I bet the School District 20 board of education is, right now, wishing it had Stephen Harper's discretionary power and could just prorogue the whole district until this budgetary mess goes away ...or at least until the public forgets about it.
Of course, they can't ... no more than I can “prorogue” this issue of the paper because I've been feeling kind of lazy this week.
My son, just the other day, asked if he could take a day off school ... a mental health day, he said, because he just didn't want to cope with anything that day.
“No honey,” I said. “Only the Prime Minister gets to do that.”
The rest of us have to show up – that's just how it is.
Having said that, there are certainly those who are just as ineffectual when they do show up as Parliament will be in the coming weeks ... while our federal government appears to be taking a don't-show-up approach to its current difficulties, the provincial powers-that-be are showing up and taking a do-nothing-say-nothing tack instead.
And the scary part is, it seems to be working for them.
With municipalities begging the province for help on the one hand and major industry demanding solutions from the province on the other, the province appears to remaining strictly hands-off, claiming the taxation problems like the one between Celgar and Castlegar are strictly municipal issues ... despite all evidence to the contrary.
Every stakeholder but the province is saying otherwise, even the B.C. Supreme Court is having to cope with the resulting mess ... but the province is standing firm in what seems to be a, “But look, we're hosting the Olympics, aren't we fabulous,” response.
Meanwhile, SD 20 is having to face irate citizenry and rallying municipalities as they attempt to manage the fallout from provincial budget cuts ... the province remains silent. A month ago, Trail mayor and council wrote to the provincial ministry asking for third-party intervention to find solutions to problems presented by the SD 20's diminished budget ... there's been no reply.
“But look, we're hosting the Olympics, aren't we fabulous?”
Even Celgar gets points from me here – when they chose not to pay their tax bill, at least they employed more sophisticated reasoning than, “we don't wanna.”
There's one final group with a propensity to “prorogue” (by which I mean, just not show up) that I hope chooses to run with the ball instead of dropping it this time.
Attending a single public meeting regarding the SD 20's proposed solutions is terrific – but it's just the start of a long, tedious process for us, the electorate.
There are going to be a lot of issues and agendas muddying the waters in this – for example, the Blueberry concern. There are Blueberry residents who don't want to see the board consolidate its maintenance and busing yard in Blueberry, because of the resulting increased traffic, noise pollution and visual blight (the flipside being the merit of further promoting Castlegar's position as area hub, and keeping this activity in Castlegar rather than it being consolidated in Trail instead).

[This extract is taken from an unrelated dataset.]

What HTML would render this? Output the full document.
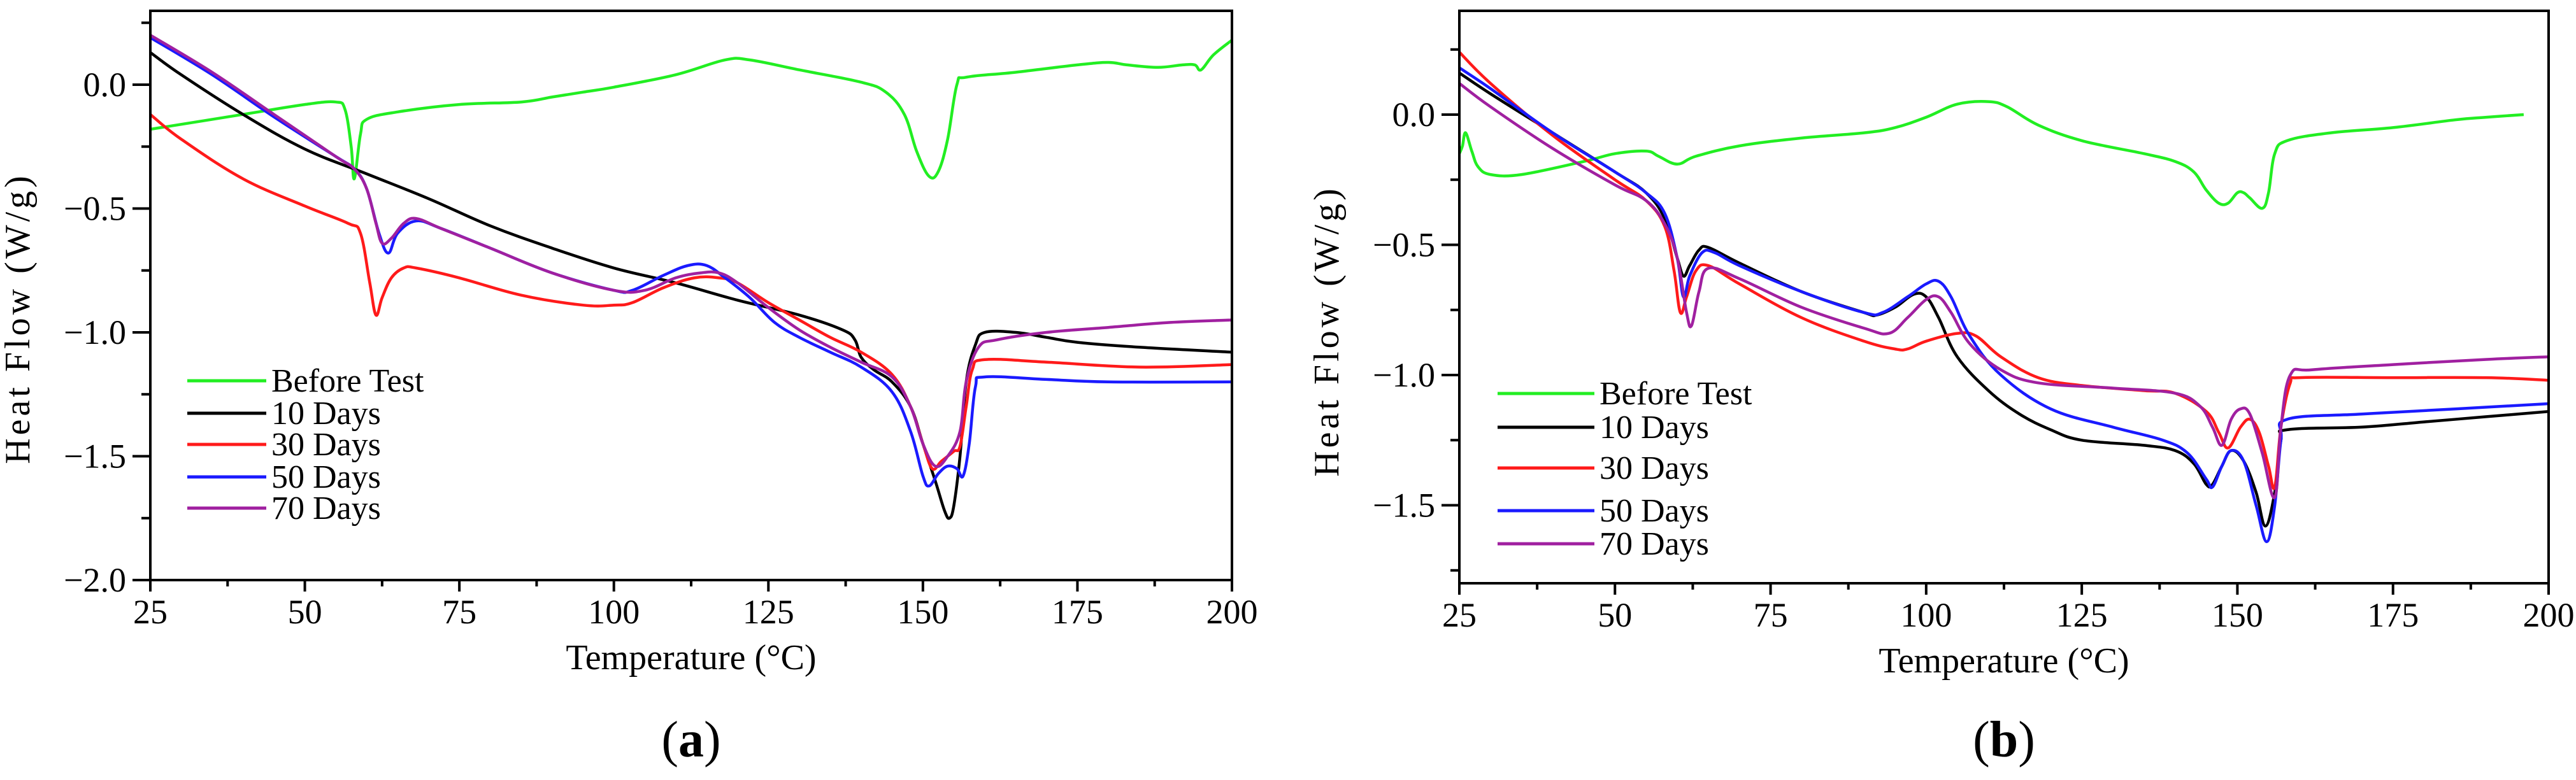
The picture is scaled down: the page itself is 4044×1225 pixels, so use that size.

That's just for openers.
Which, if any, schools to close, where to send which students, which programs to protect – all of this will be at stake, and it will take months and months and months to resolve.
I think the district is recognizing that any hope this could be resolved in time for the coming school year is mere pipe dream ...but changes will be made. If we want those changes to reflect what's best for our children and education in our communities, we need to show up ...and to keep showing up ...then to show up some more.
We need to send letters explaining what we want and need, we need to attend meetings, we need to follow and understand complex (and often agonizingly boring) materials, all the while keeping our focus razor sharp on the real issue at hand – finding the best way to deliver quality education for all children in the district.
Maybe Stephen Harper can afford to prorogue.